На этот раз наше прибытие к дедушке с бабушкой было необычным. Обычно-то входили в дом первыми я и мама, а папе всегда требовалось прежде всего осмотреть сад и яблони, а если собака была во дворе, то поговорить с нею. На самом деле папа хотел войти «эффектно и с прямой спиной», как говорил он сам. В сенях он сразу вынимал гитару из футляра и входил с песней: «Тебя поздравляю, новорожденный мой! Тебя поздравляю тысячу раз!..»

С приходом папы лица у всех начинали сиять, и дом наполнялся музыкой и радостным настроением.

На этот раз мы забыли гитару дома, но папа всё равно задержался на крыльце.

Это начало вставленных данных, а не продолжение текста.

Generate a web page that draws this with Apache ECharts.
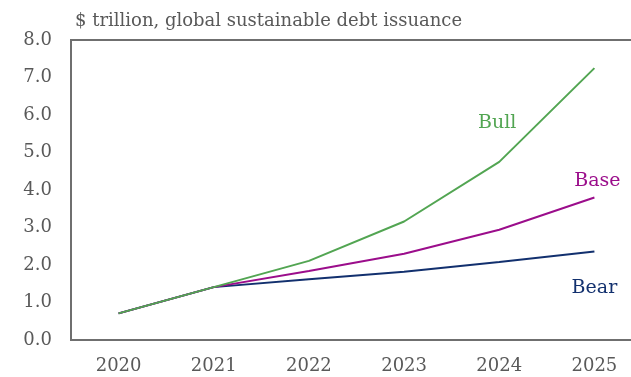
<!DOCTYPE html>
<html>
<head>
<meta charset="utf-8">
<script src="https://cdn.jsdelivr.net/npm/echarts@6/dist/echarts.min.js"></script>
<style>
  html, body { margin: 0; padding: 0; background: #fff; }
  #chart { width: 631px; height: 377px; }
</style>
</head>
<body>
<div id="chart"></div>
<script>
// data
const years = ["2020", "2021", "2022", "2023", "2024", "2025"];
const bear = [0.71, 1.41, 1.62, 1.82, 2.08, 2.36];
const base = [0.71, 1.41, 1.84, 2.30, 2.94, 3.80];
const bull = [0.71, 1.41, 2.11, 3.16, 4.75, 7.25];
const yTicks = [0, 1, 2, 3, 4, 5, 6, 7, 8];

const font = "DejaVu Serif";
const grey = "#595959";
const axisGrey = "#6f6f6f";

// put the series name next to one chosen point
function withLabel(values, idx, name, color, offset) {
  return values.map((v, i) => {
    if (i !== idx) return v;
    return {
      value: v,
      label: {
        show: true,
        position: "inside",
        offset: offset,
        formatter: name,
        color: color,
        fontFamily: font,
        fontSize: 19,
      },
    };
  });
}

let chart = echarts.init(document.getElementById("chart"));
let option = {
  animation: false,
  title: {
    text: "$ trillion, global sustainable debt issuance",
    left: 70,
    top: 7,
    textStyle: {
      fontFamily: font,
      fontSize: 18,
      fontWeight: "normal",
      color: grey,
    },
  },
  // plot runs past the right edge of the picture, as in the original
  grid: {
    left: 71,
    top: 40,
    bottom: 37,
    width: 571,
    outerBoundsMode: "none",
    containLabel: false,
    show: true,
    borderColor: axisGrey,
    borderWidth: 2,
  },
  xAxis: {
    type: "category",
    data: years,
    boundaryGap: true,
    axisLine: { lineStyle: { color: axisGrey, width: 2 } },
    axisTick: { show: false },
    axisLabel: {
      margin: 17,
      color: grey,
      fontFamily: font,
      fontSize: 18,
    },
  },
  yAxis: {
    type: "value",
    min: yTicks[0],
    max: yTicks[yTicks.length - 1],
    interval: 1,
    splitLine: { show: false },
    axisLine: { show: true, lineStyle: { color: axisGrey, width: 2 } },
    axisTick: { show: false },
    axisLabel: {
      margin: 19,
      color: grey,
      fontFamily: font,
      fontSize: 18,
      formatter: (v) => v.toFixed(1),
    },
  },
  series: [
    {
      name: "Bear",
      type: "line",
      symbol: "circle",
      symbolSize: 0,
      lineStyle: { color: "#12306e", width: 2 },
      itemStyle: { color: "#12306e" },
      data: withLabel(bear, 5, "Bear", "#12306e", [0, 37]),
    },
    {
      name: "Base",
      type: "line",
      symbol: "circle",
      symbolSize: 0,
      lineStyle: { color: "#9b0d8b", width: 2 },
      itemStyle: { color: "#9b0d8b" },
      data: withLabel(base, 5, "Base", "#9b0d8b", [3, -16]),
    },
    {
      name: "Bull",
      type: "line",
      symbol: "circle",
      symbolSize: 0,
      lineStyle: { color: "#52a552", width: 2 },
      itemStyle: { color: "#52a552" },
      data: withLabel(bull, 4, "Bull", "#52a552", [-2, -39]),
    },
  ],
};
chart.setOption(option);
</script>
</body>
</html>
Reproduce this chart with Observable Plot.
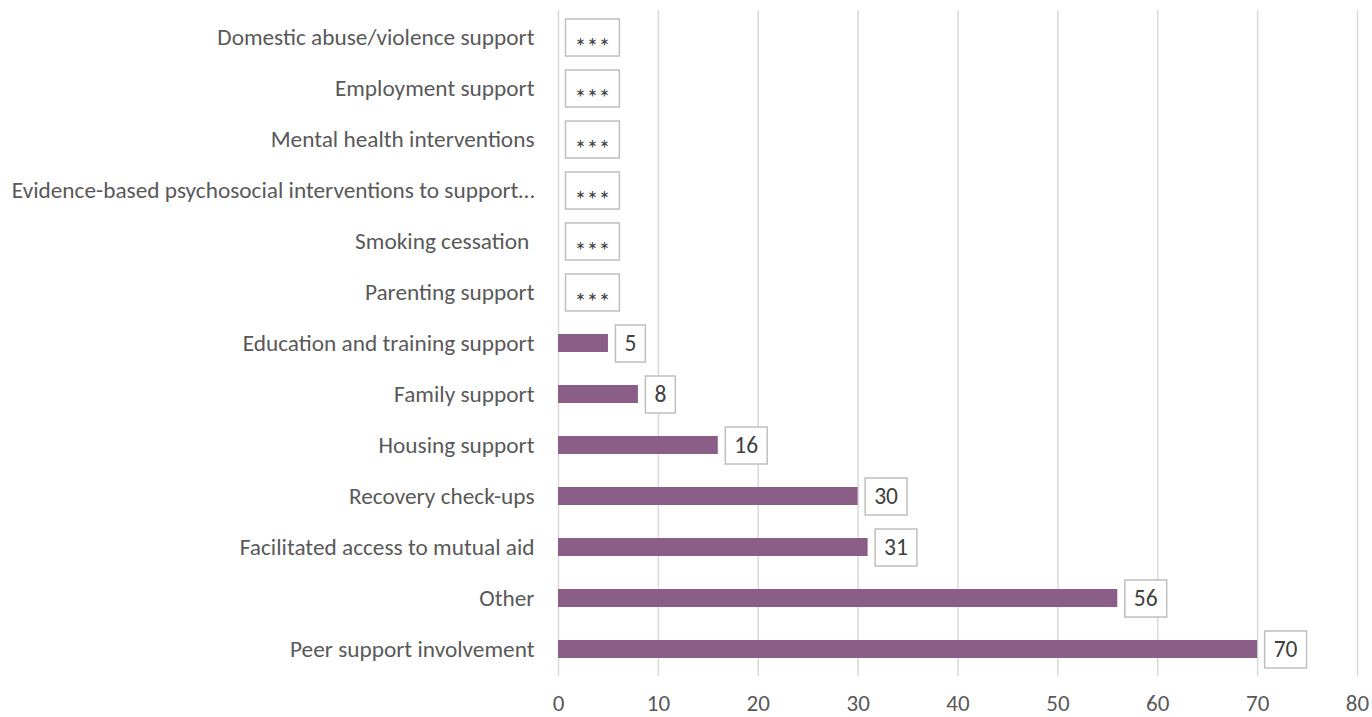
<!DOCTYPE html>
<html>
<head>
<meta charset="utf-8">
<script src="https://cdn.jsdelivr.net/npm/d3@7"></script>
<script src="https://cdn.jsdelivr.net/npm/@observablehq/plot@0.6"></script>
<style>
  html, body { margin: 0; padding: 0; background: #fff; }
  #chart svg { display: block; }
</style>
</head>
<body>
<div id="chart"></div>
<script>
const categories = [
  "Domestic abuse/violence support",
  "Employment support",
  "Mental health interventions",
  "Evidence-based psychosocial interventions to support…",
  "Smoking cessation\u00a0",
  "Parenting support",
  "Education and training support",
  "Family support",
  "Housing support",
  "Recovery check-ups",
  "Facilitated access to mutual aid",
  "Other",
  "Peer support involvement"
];
const values = [0, 0, 0, 0, 0, 0, 5, 8, 16, 30, 31, 56, 70];
const valueLabels = ["***", "***", "***", "***", "***", "***", "5", "8", "16", "30", "31", "56", "70"];
const xTicks = [0, 10, 20, 30, 40, 50, 60, 70, 80];

const data = categories.map((c, i) => ({category: c, value: values[i], label: valueLabels[i]}));
const FONT = "Carlito, Calibri, 'Liberation Sans', Arial, sans-serif";

const chart = Plot.plot({
  width: 1372,
  height: 717,
  marginLeft: 558,
  marginRight: 15,
  marginTop: 10,
  marginBottom: 41,
  style: {fontFamily: FONT, color: "#595959", background: "#fff"},
  x: {domain: [0, 80], label: null},
  y: {domain: categories, label: null, paddingInner: 0.65, paddingOuter: 0.325},
  marks: [
    Plot.gridX(xTicks, {stroke: "#d9d9d9", strokeOpacity: 1, strokeWidth: 1.5}),
    Plot.barX(data.filter(d => d.value > 0), {x: "value", y: "category", fill: "#8b5e88"}),
    Plot.text(data, {x: "value", y: "category", text: "label", dx: 16, textAnchor: "start",
      fontSize: d => d.label === "***" ? 24 : 23.5, fill: "#404040", className: "vlabel"}),
    Plot.axisY({tickSize: 0, tickPadding: 24, fontSize: 23.3, fill: "#595959"}),
    Plot.axisX({ticks: xTicks, tickSize: 0, tickPadding: 18, fontSize: 23, fill: "#595959", label: null})
  ]
});
document.getElementById("chart").appendChild(chart);

// Draw boxes behind value labels, centred on each label's row
const svg = d3.select(chart);
svg.selectAll("g.vlabel text").each(function(_, i) {
  const d = data[i];
  const tl = this.transform && this.transform.baseVal;
  let ex = 0, ey = +this.getAttribute("y") || 0;
  if (tl && tl.numberOfItems) { const m = tl.consolidate().matrix; ex = m.e; ey = m.f + ey; }
  if (d.label === "***") this.setAttribute("dy", "0.39em");
  const bb = this.getBBox();
  const g = this.parentNode;
  d3.select(g).insert("rect", () => this)
    .attr("x", ex + bb.x - 9)
    .attr("y", ey - 18.5)
    .attr("width", bb.width + 18)
    .attr("height", 37)
    .attr("fill", "#fff")
    .attr("stroke", "#bfbfbf")
    .attr("stroke-width", 1.5);
});
</script>
</body>
</html>
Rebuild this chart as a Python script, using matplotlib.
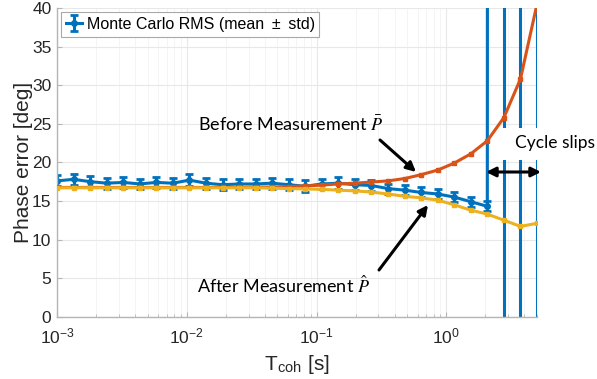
import numpy as np
import matplotlib
matplotlib.use("Agg")
import matplotlib.pyplot as plt
from matplotlib.patches import Rectangle
from matplotlib.ticker import LogLocator, NullFormatter

plt.rcParams['font.family'] = ['Liberation Sans', 'DejaVu Sans']
plt.rcParams['mathtext.fontset'] = 'stix'

# ---------------- data ----------------
t_coh = np.logspace(-3, np.log10(5), 30)   # coherent integration time [s]

before_P = [16.75, 16.75, 16.75, 16.75, 16.75, 16.75, 16.75, 16.75, 16.75, 16.75,
            16.75, 16.75, 16.8, 16.8, 16.85, 16.95, 17.05, 17.2, 17.3, 17.45,
            17.6, 17.9, 18.4, 19.0, 19.9, 21.1, 22.8, 25.8, 30.8, 40.5]

after_P = [16.7, 16.7, 16.7, 16.7, 16.7, 16.7, 16.7, 16.7, 16.7, 16.7,
           16.7, 16.7, 16.7, 16.65, 16.6, 16.55, 16.5, 16.4, 16.3, 16.15,
           15.9, 15.6, 15.4, 15.1, 14.5, 13.8, 13.3, 12.5, 11.7, 12.1]

# Monte Carlo RMS: last three points are off-scale (cycle slips)
mc_mean = [17.6, 17.8, 17.5, 17.3, 17.4, 17.2, 17.4, 17.3, 17.7, 17.3,
           17.1, 17.2, 17.2, 17.3, 17.1, 16.9, 17.2, 17.3, 17.1, 17.0,
           16.6, 16.4, 16.1, 15.9, 15.5, 14.9, 14.3, 5000.0, 5000.0, 5000.0]
mc_std = [0.7, 0.75, 0.7, 0.7, 0.7, 0.7, 0.75, 0.7, 0.75, 0.7,
          0.7, 0.7, 0.7, 0.7, 0.7, 0.75, 0.7, 0.75, 0.7, 0.7,
          0.65, 0.65, 0.65, 0.65, 0.65, 0.65, 0.65, 6000.0, 6000.0, 6000.0]

yticks = [0, 5, 10, 15, 20, 25, 30, 35, 40]
legend_label = "Monte Carlo RMS (mean \u2009\u00b1\u2009 std)"

C_BLUE = '#0072BD'
C_ORANGE = '#D95319'
C_YELLOW = '#EDB120'

W, H = 597, 379
fig = plt.figure(figsize=(W / 100, H / 100), dpi=100)
ax = fig.add_axes([57 / W, 1 - 316.7 / H, 480 / W, 308.7 / H])

eb = ax.errorbar(t_coh, mc_mean, yerr=mc_std, color=C_BLUE, lw=2.2,
                 elinewidth=2.2, capsize=3, capthick=2, marker='o', ms=4,
                 zorder=2, label=legend_label)
ax.plot(t_coh, before_P, color=C_ORANGE, lw=2.2, marker='s', ms=3, zorder=3)
ax.plot(t_coh, after_P, color=C_YELLOW, lw=2.2, marker='s', ms=3, zorder=4)

ax.set_xscale('log')
ax.set_xlim(1e-3, 5)
ax.set_ylim(0, 40)
ax.set_yticks(yticks)
ax.xaxis.set_major_locator(LogLocator(base=10, numticks=10))
ax.xaxis.set_minor_locator(LogLocator(base=10, subs=np.arange(2, 10), numticks=20))
ax.xaxis.set_minor_formatter(NullFormatter())

for s in ['top', 'right']:
    ax.spines[s].set_visible(False)
for s in ['left', 'bottom']:
    ax.spines[s].set_color('#b5b5b5')
    ax.spines[s].set_linewidth(1.0)

ax.tick_params(axis='both', which='major', direction='in', length=3.5,
               color='#b5b5b5', labelsize=12.5, labelcolor='#262626')
ax.tick_params(axis='y', which='major', pad=4)
ax.tick_params(axis='x', which='major', pad=7)
ax.tick_params(axis='x', which='minor', direction='in', length=2,
               color='#b5b5b5')
ax.tick_params(axis='y', which='minor', left=False)

ax.grid(True, which='major', color='#e8e8e8', lw=0.8, zorder=0)
ax.grid(True, which='minor', axis='x', color='#f3f3f3', lw=0.6, zorder=0)
ax.set_axisbelow(True)

ax.set_ylabel('Phase error [deg]', fontsize=15, color='#262626', labelpad=-1)
ax.set_xlabel(r'T$_{\mathdefault{coh}}$ [s]', fontsize=15, color='#262626', labelpad=5)

leg = ax.legend(handles=[eb], labels=[legend_label], loc='upper left',
                bbox_to_anchor=(4 / 480, 1 - 4 / 308.7), borderaxespad=0,
                fontsize=11.5, frameon=True, fancybox=False, framealpha=1,
                edgecolor='#a8a8a8', handlelength=1.0, handletextpad=0.3,
                borderpad=0.3)
leg.get_frame().set_linewidth(0.8)

# ---------------- annotations ----------------
def fpx(x, y):
    return (x / W, 1 - y / H)

ann_font = dict(family=['Lato', 'DejaVu Sans'], fontsize=13, color='black')

fig.text(*fpx(198, 124), r'Before Measurement $\bar{P}$', ha='left', va='center', **ann_font)
fig.text(*fpx(197, 285), r'After Measurement $\hat{P}$', ha='left', va='center', **ann_font)

fig.add_artist(Rectangle(fpx(500, 160), 97 / W, 32 / H, transform=fig.transFigure,
                         facecolor='white', edgecolor='none'))
fig.text(*fpx(595, 143), 'Cycle slips', ha='right', va='center',
         family=['Lato', 'DejaVu Sans'], fontsize=12.5, color='black')

arrow_kw = dict(arrowstyle='-|>', lw=2.2, color='black', mutation_scale=14,
                shrinkA=0, shrinkB=0)
ax.annotate('', xy=fpx(416, 172), xytext=fpx(380, 140),
            xycoords='figure fraction', textcoords='figure fraction',
            arrowprops=arrow_kw, annotation_clip=False)
ax.annotate('', xy=fpx(428, 205), xytext=fpx(379, 270),
            xycoords='figure fraction', textcoords='figure fraction',
            arrowprops=arrow_kw, annotation_clip=False)
ax.annotate('', xy=fpx(541, 172), xytext=fpx(486, 172),
            xycoords='figure fraction', textcoords='figure fraction',
            arrowprops=dict(arrowstyle='<|-|>', lw=2.2, color='black',
                            mutation_scale=14, shrinkA=0, shrinkB=0),
            annotation_clip=False)

fig.savefig('out.png', dpi=100)
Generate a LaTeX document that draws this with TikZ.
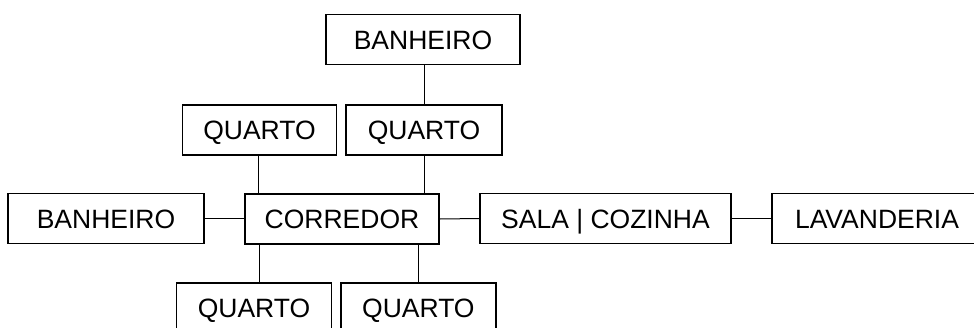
\documentclass[tikz,border=0pt]{standalone}
\usepackage{fontspec}
\setmainfont{Liberation Sans}
\usetikzlibrary{positioning}
\tikzset{
  room/.style={draw,line width=1.6pt,minimum height=50pt,inner sep=0pt,
    text height=19pt,text depth=0pt,font=\fontsize{26.5}{30}\selectfont},
  link/.style={line width=1pt}
}
\begin{document}
\begin{tikzpicture}[x=1pt,y=-1pt]
  \useasboundingbox (0,0) rectangle (974,327);
  % upper row
  \node[room,minimum width=194pt] (banhTop) at (423,39.5) {BANHEIRO};
  \node[room,minimum width=154pt] (quartoUL) at (259.5,130) {QUARTO};
  \node[room,minimum width=156pt] (quartoUR) at (424,130) {QUARTO};
  % main row
  \node[room,minimum width=196pt] (banhLeft) at (106,218.5) {BANHEIRO};
  \node[room,minimum width=194pt] (corredor) at (342,219) {CORREDOR};
  \node[room,minimum width=251pt] (sala) at (605.5,218.5) {SALA | COZINHA};
  \node[room,minimum width=210pt] (lavand) at (877,218.5) {LAVANDERIA};
  % lower row
  \node[room,minimum width=155pt] (quartoBL) at (254,307.7) {QUARTO};
  \node[room,minimum width=155pt] (quartoBR) at (418.4,307.7) {QUARTO};
  % connectors
  \coordinate (cUL) at ([xshift=-1pt]quartoUL.south);
  \coordinate (cBL) at ([xshift=5pt]quartoBL.north);
  \draw[link] (quartoUR.north |- banhTop.south) -- (quartoUR.north);
  \draw[link] (cUL) -- (cUL |- corredor.north);
  \draw[link] (quartoUR.south) -- (quartoUR.south |- corredor.north);
  \draw[link] (cBL |- corredor.south) -- (cBL);
  \draw[link] (quartoBR.north |- corredor.south) -- (quartoBR.north);
  \draw[link] (banhLeft.east) -- (banhLeft.east -| corredor.west);
  \draw[link] (corredor.east) -- (sala.west);
  \draw[link] (sala.east) -- (sala.east -| lavand.west);
\end{tikzpicture}
\end{document}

Он закурил папиросу и сказал мне:

— Погоди немного, сначала покурим на воздухе.

Сделав пару затяжек, он бросил папиросу в сток для воды рядом с крыльцом и сказал:

— Ладно, смелость города берёт — пошли в дом!

У тётушек, которые в кухне перекладывали мясо из жаровни на блюдо, лица засияли и без его игры на гитаре и песни.

— Братик! Успел как раз вовремя! — обрадовалась тётя Лийли.

— Вот так чудо, ваше семейство успело прибыть как раз к жаркому! — съехидничала тётя Анне. — Раздевайтесь и сразу сядем за стол! А где ваша мама? Заболела, что ли?

Мы с папой посмотрели друг на друга.

Будь что будет — свою вину надо признать.

— Я была плохим ребёнком, и мама уехала от нас, — постаралась я быстренько сделать своё признание.

Тётя Лийли засмеялась — у неё такой смех, словно трясут горошины в жестяной банке.

— Ну вы и шутники! — сказала она и распахнула дверь в сени.

— Хельмес, входи. Первое апреля было уже давно.

Мне на миг показалось, что мама действительно могла спрятаться в сенях. Но нет. Не было её и на крыльце, куда тётя Лийли на всякий случай выглянула.